Apocalypse and/or Metamorphosis 
by Norman O. Brown
University Of California Press

Village Voice, 1991

by Simon Reynolds

 Jim Morrison dug him. Camille Paglia rates him as far superior to the French pomo pantheon of Lacan, Derrida, Foucault et al. Susan Sontag thought he was cool for putting "the eschatology of immanence" back on the intellectual agenda. Who is he? He's Norman O. Brown, the classical scholar whose mind was blown by psychoanalytical theory and whose 1957 masterwork "Life Against Death"  was a radical, disorientating re-interpretation of Freud. Brown took issue with the degraded version of Freud perpetrated by American psychoanalysis, and attempted to return to the heart of the Freudian problematic: how can human beings be healed and whole when human culture itself is neurotic?

 Brown's obsessions - polymorphous perversity, Dionysian madness, androgyny, the replacement of the work ethic by play - prefigured those of the counter culture and Sixties utopian sects like the Situationists. But, perhaps because of his age or his scholarly temperament, Brown's quest for an end to alienation led him neither to armed revolution nor drug-induced oblivion, but to mysticism. Freud showed that regression to animalism, the beasts' blissful ease with their own sexuality and mortality, was not an option. So Brown's search for "the way out" led him to an idiosyncratic creed of mystical materialism, a spirituality which revelled in the flesh instead of denying it. At the close of "Life Against Death", Brown called for "the resurrection of the body" - a perfect, polymorphous, androgynous body, as imagined in pagan beliefs and certain apocalyptic Christian heresies. "Love's Body" (1967) was a collection of aphorisms whose goal was to end the opposition "between mind and body, word and deed, speech and silence". Brown's renunciation of politics and conclusion that "there is only poetry" , prefigure post-structuralism's post-1968 retreat to the text.

  Nearly 25 years later, "Apocalypse and/or Metamorphosis" is the final volume in Brown's trilogy. A motley collection of essays and speeches,  "Apocalypse" can't be said to complete Brown's life work so much as fine-tune and fill gaps. Many of these pieces are purely of academic interest, in both senses of the word. "Daphne, or Metamorphosis", "My Georgics: A Palinode In Praise Of Work", and "Metamorphoses II: Actaeon" find Brown entertaining himself, and quite possibly only himself, in elaborate, arcane games with etymology and mythology. The aphoristic style of "Love's Body" disintegrates into the barely written condition of lecture notes (which, in some cases, is exactly what the essays are). Brown's intellectual shorthand (lots of sentences without verbs) and punning mental shortcuts often seem like an overloaded brain shortcircuiting.

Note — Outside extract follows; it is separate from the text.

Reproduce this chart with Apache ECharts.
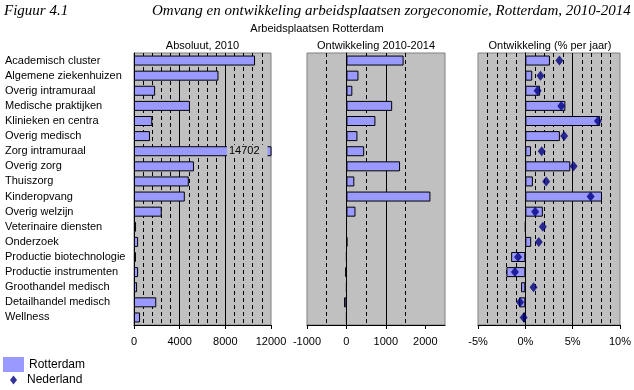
<!DOCTYPE html>
<html>
<head>
<meta charset="utf-8">
<script src="https://cdn.jsdelivr.net/npm/echarts@6/dist/echarts.min.js"></script>
<style>
html,body{margin:0;padding:0;background:#fff;}
#chart{width:634px;height:390px;}
</style>
</head>
<body>
<div id="chart"></div>
<script>
const categories = [
  'Academisch cluster', 'Algemene ziekenhuizen', 'Overig intramuraal', 'Medische praktijken',
  'Klinieken en centra', 'Overig medisch', 'Zorg intramuraal', 'Overig zorg', 'Thuiszorg',
  'Kinderopvang', 'Overig welzijn', 'Veterinaire diensten', 'Onderzoek',
  'Productie biotechnologie', 'Productie instrumenten', 'Groothandel medisch',
  'Detailhandel medisch', 'Wellness'
];
const absolute2010 = [10600, 7400, 1850, 4900, 1600, 1400, 14702, 5250, 4800, 4450, 2430, 180, 360, 170, 360, 270, 1950, 530];
const change20102014 = [1450, 305, 150, 1160, 735, 280, 450, 1360, 200, 2130, 230, 5, 25, 0, -30, 0, -60, 0];
const pctRotterdam = [2.6, 0.73, 1.56, 4.23, 7.9, 3.65, 0.6, 4.75, 0.8, 8.1, 1.85, 0, 0.62, -1.5, -2.0, -0.45, -0.66, -0.24];
const pctNederland = [3.6, 1.6, 1.3, 3.8, 7.67, 4.1, 1.73, 5.1, 2.2, 6.9, 1.04, 1.85, 1.42, -0.77, -1.1, 0.87, -0.56, -0.18];
const panelTitles = ['Absoluut, 2010', 'Ontwikkeling 2010-2014', 'Ontwikkeling (% per jaar)'];
const ticksAbs = [0, 4000, 8000, 12000];
const ticksChange = [-1000, 0, 1000, 2000];
const ticksPct = [-5, 0, 5, 10];

const FONT = 'Arial, "Liberation Sans", sans-serif';
const grids = [
  {left: 134, top: 53, width: 137, height: 272},
  {left: 307, top: 53, width: 138, height: 272},
  {left: 478, top: 53, width: 144, height: 272}
];
const axisDefs = [
  {min: 0, max: 12000, interval: 4000, minor: 5, ticks: ticksAbs, fmt: v => String(v)},
  {min: -1000, max: 2500, interval: 1000, minor: 2, ticks: ticksChange, fmt: v => String(v)},
  {min: -5, max: 10, interval: 5, minor: 5, ticks: ticksPct, fmt: v => v + '%'}
];

const chart = echarts.init(document.getElementById('chart'), null, {renderer: 'canvas'});

const xAxes = axisDefs.map((d, i) => ({
  gridIndex: i, type: 'value', min: d.min, max: d.max, interval: d.interval,
  axisLine: {show: true, onZero: false, lineStyle: {color: '#000', width: 1}},
  axisTick: {show: true, length: 4, customValues: d.ticks, lineStyle: {color: '#000'}},
  axisLabel: {margin: 11, color: '#000', fontSize: 11, fontFamily: FONT, customValues: d.ticks, formatter: d.fmt},
  splitLine: {show: true, showMinLine: false, showMaxLine: false, lineStyle: {color: '#000', width: 1}},
  minorTick: {show: false, splitNumber: d.minor},
  minorSplitLine: {show: true, lineStyle: {color: '#000', width: 1, type: [4, 3]}}
}));

const yAxes = [0, 1, 2].map(i => ({
  gridIndex: i, type: 'category', data: categories, inverse: true,
  axisLine: {show: true, onZero: true, lineStyle: {color: '#000', width: 1}},
  axisTick: {show: false},
  axisLabel: {show: i === 0, align: 'left', margin: 129, color: '#000', fontSize: 11, fontFamily: FONT, interval: 0},
  splitLine: {show: false}
}));

const barStyle = {color: '#9999FF', borderColor: '#000', borderWidth: 1};

const absData = absolute2010.map((v, i) => i === 6 ? {
  value: v,
  label: {show: true, position: 'insideRight', distance: 4, formatter: String(v),
    backgroundColor: '#C0C0C0', padding: [1, 8, 1, 2], color: '#000', fontSize: 11, fontFamily: FONT}
} : v);

const option = {
  animation: false,
  backgroundColor: '#fff',
  grid: grids.map(g => Object.assign({show: true, backgroundColor: '#C0C0C0', borderColor: '#808080', borderWidth: 1}, g)),
  xAxis: xAxes,
  yAxis: yAxes,
  legend: [
    {data: ['Rotterdam'], left: 3, top: 357, icon: 'rect', itemWidth: 21, itemHeight: 15, itemGap: 0,
     selectedMode: false, padding: 0, itemStyle: {borderWidth: 0}, textStyle: {fontSize: 12, fontFamily: FONT, color: '#000'}},
    {data: ['Nederland'], left: 10, top: 374, icon: 'diamond', itemWidth: 7, itemHeight: 9, itemGap: 0,
     selectedMode: false, padding: 0, textStyle: {fontSize: 12, fontFamily: FONT, color: '#000', padding: [0, 0, 0, 5]}}
  ],
  graphic: [
    {type: 'text', x: 4, y: 11, style: {text: 'Figuur 4.1', font: 'italic 15px "Liberation Serif", serif', fill: '#000', textAlign: 'left', textVerticalAlign: 'middle'}},
    {type: 'text', x: 152, y: 11, style: {text: 'Omvang en ontwikkeling arbeidsplaatsen zorgeconomie, Rotterdam, 2010-2014', font: 'italic 15px "Liberation Serif", serif', fill: '#000', textAlign: 'left', textVerticalAlign: 'middle'}},
    {type: 'text', x: 317, y: 29, style: {text: 'Arbeidsplaatsen Rotterdam', font: '11px ' + FONT, fill: '#000', textAlign: 'center', textVerticalAlign: 'middle'}}
  ].concat(grids.map((g, i) => ({
    type: 'text', x: g.left + g.width / 2, y: 46,
    style: {text: panelTitles[i], font: '11px ' + FONT, fill: '#000', textAlign: 'center', textVerticalAlign: 'middle'}
  }))),
  series: [
    {type: 'bar', name: 'Rotterdam', xAxisIndex: 0, yAxisIndex: 0, data: absData, itemStyle: barStyle, barWidth: 10, clip: true},
    {type: 'bar', name: 'Rotterdam', xAxisIndex: 1, yAxisIndex: 1, data: change20102014, itemStyle: barStyle, barWidth: 10, clip: true},
    {type: 'bar', name: 'Rotterdam', xAxisIndex: 2, yAxisIndex: 2, data: pctRotterdam, itemStyle: barStyle, barWidth: 10, clip: true},
    {type: 'scatter', name: 'Nederland', xAxisIndex: 2, yAxisIndex: 2, data: pctNederland.map((v, i) => [v, i]),
     symbol: 'diamond', symbolSize: [8, 10], itemStyle: {color: '#000080'}, z: 5}
  ]
};
chart.setOption(option);
</script>
</body>
</html>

 "Revisioning Historical Identities" is Brown's "intertextual autobiography", the account of "a life made out of books" : a trajectory that takes him from Marxism and modernist poets like Ezra Pound and Louis Zukofsky in the Thirties, through the political disillusionment of Henry Wallace's failed Presidential campaign of 1948, to his discovery, via Freud, that the arid science of Marxism needed irrigating by the Power Of Love. Again, one suspects that, despite Brown's elegant, elliptical style, this tale of intellectual wanderings has a rather limited resonance;  Brown himself describes the essay as a "hermetic game of hide and seek with esoteric erudition". In the opening piece, "Apocalypse: The Place Of Mystery In The Life Of The Mind", Brown calls for a reinvention of the academy, imagining it transformed from the hidey-hole of bookish refugees from life into a forum for scholars drunk on the wisdom of antiquity, infused with enthusiasm (in its root meaning, "god-in-us"). But the atmosphere of too much of the writing in this volume is dusty rather than Dionysian.

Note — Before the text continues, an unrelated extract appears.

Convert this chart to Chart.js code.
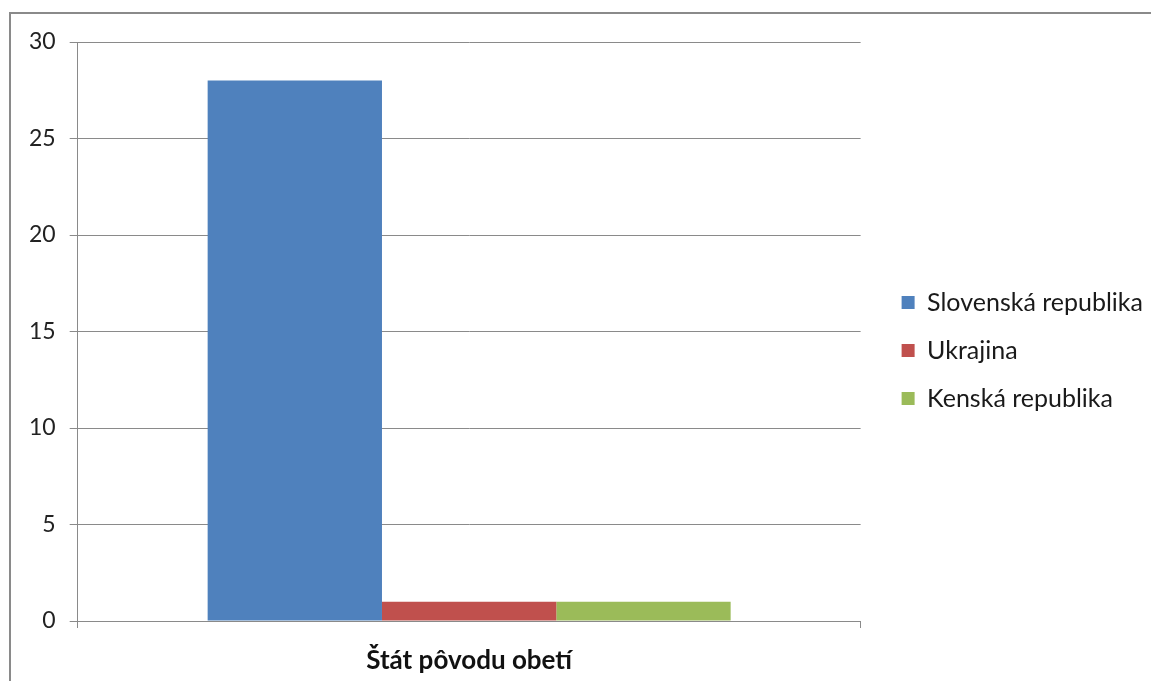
<!DOCTYPE html>
<html>
<head>
<meta charset="utf-8">
<script src="https://cdn.jsdelivr.net/npm/chart.js@4"></script>
<style>
html,body{margin:0;padding:0;background:#fff;overflow:hidden;}
#wrap{position:relative;width:1151px;height:681px;}
#frame{position:absolute;left:9px;top:12px;width:1200px;height:720px;border:2px solid #8a8a8a;box-sizing:border-box;}
canvas{position:absolute;left:0;top:0;}
</style>
</head>
<body>
<div id="wrap">
<div id="frame"></div>
<canvas id="c" width="1151" height="681"></canvas>
</div>
<script>
const categories = ["Štát pôvodu obetí"];
const seriesNames = ["Slovenská republika", "Ukrajina", "Kenská republika"];
const slovenska = [28];
const ukrajina = [1];
const kenska = [1];
const yTicks = [0, 5, 10, 15, 20, 25, 30];

const colors = ["#4F81BD", "#C0504D", "#9BBB59"];
const seriesValues = [slovenska, ukrajina, kenska];
const FONT = "Lato, 'Open Sans', sans-serif";

const legendShift = {
  id: 'legendShift',
  afterLayout(chart) {
    const l = chart.legend;
    if (l) { l.left += 18; l.right += 18; l.top -= 11; l.bottom -= 11; }
  }
};

new Chart(document.getElementById('c'), {
  type: 'bar',
  data: {
    labels: categories,
    datasets: seriesNames.map((n, i) => ({
      label: n,
      data: seriesValues[i],
      backgroundColor: colors[i],
      borderWidth: 0,
      categoryPercentage: 0.668,
      barPercentage: 1.0
    }))
  },
  options: {
    responsive: false,
    animation: false,
    devicePixelRatio: 1,
    layout: { padding: { left: 15, top: 42, right: 16, bottom: 0 } },
    plugins: {
      legend: {
        position: 'right',
        align: 'center',
        labels: {
          boxWidth: 13, boxHeight: 13,
          padding: 23,
          color: '#1a1a1a',
          font: { family: FONT, size: 25 }
        }
      },
      tooltip: { enabled: false }
    },
    scales: {
      x: {
        offset: true,
        afterFit(axis) { axis.height = 60; },
        grid: { offset: true, drawOnChartArea: false, drawTicks: true, tickLength: 7, color: '#8a8a8a', lineWidth: 1 },
        border: { color: '#8a8a8a', width: 1 },
        ticks: { color: '#111', padding: 17, font: { family: FONT, size: 26, weight: 'bold' } }
      },
      y: {
        min: 0, max: 30,
        afterBuildTicks(axis) { axis.ticks = yTicks.map(v => ({ value: v })); },
        grid: { color: '#8a8a8a', lineWidth: 1, drawTicks: true, tickLength: 8 },
        border: { color: '#8a8a8a', width: 1 },
        ticks: { color: '#222', padding: 14, font: { family: FONT, size: 23 } }
      }
    }
  },
  plugins: [legendShift]
});
</script>
</body>
</html>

  The other, redeeming side to Brown's learning is his fervent syncretism: he's continually on the look-out for kindred spirits in unlikely places. "The Apocalypse Of Islam" celebrates a mystical strain within Islam comparable to the utopian offshoots of that other monotheistic, repressive religion, Christianity. Brown compares the bewildering maze of interruptions, collisions, lapses in tone and ejaculations that is the Koran's "Sura 18" to "Finnegan's Wake": both are examples of human language shattering under the force of the Divine Word. Spinoza is hailed as the prototype for all those thinkers (Freud, Nietzche, Marx, and by implication, Brown) who tried to fuse the roles of philosopher and prophet. For Brown, Spinoza's proto-communist, mystical dream of world unity anticipates his own own ideas about "Love's Body," (a body politic without a head, a polymorphously perverse society).

 Brown is often eager to make out that all the revolutionary thought of the ages culminates in his own work. But he's also gracious enough to admit when he's been pre-empted. He ruefully hails "El Divino Narciso", a mystery play by the 17th Century Mexcian mystic Sor Juana Ines de la Cruz, as a masterpiece that renders "my encyclopaedic scholarship superfluous" . He's also a recent convert to Bataille. In his closing essay, "Dionysus in 1990", Brown uses Bataille's theory of a fundamental human lust for excess and ruinous waste as the missing piece in his intellectual jigsaw. In a final fit of ragged, syncretic exuberance, Brown links Gerard Manley Hopkins, Goethe and the 14th Century Sufi master Hafiz of Shiraz as participants in a  continuum: mystics who longed to be consumed in the fire of Dionysian excess. His closing, distinctly woolly contention - that the 1990 revolutions in Eastern Europe were an upsurge of Dionysian consciousness, because the masses were demanding the right to consume as recklessly and extravagantly as the West - is silly but endearing. At the very least, it shows that Norman O. Brown is still capable of being carried away by his enthusiasm for new ideas.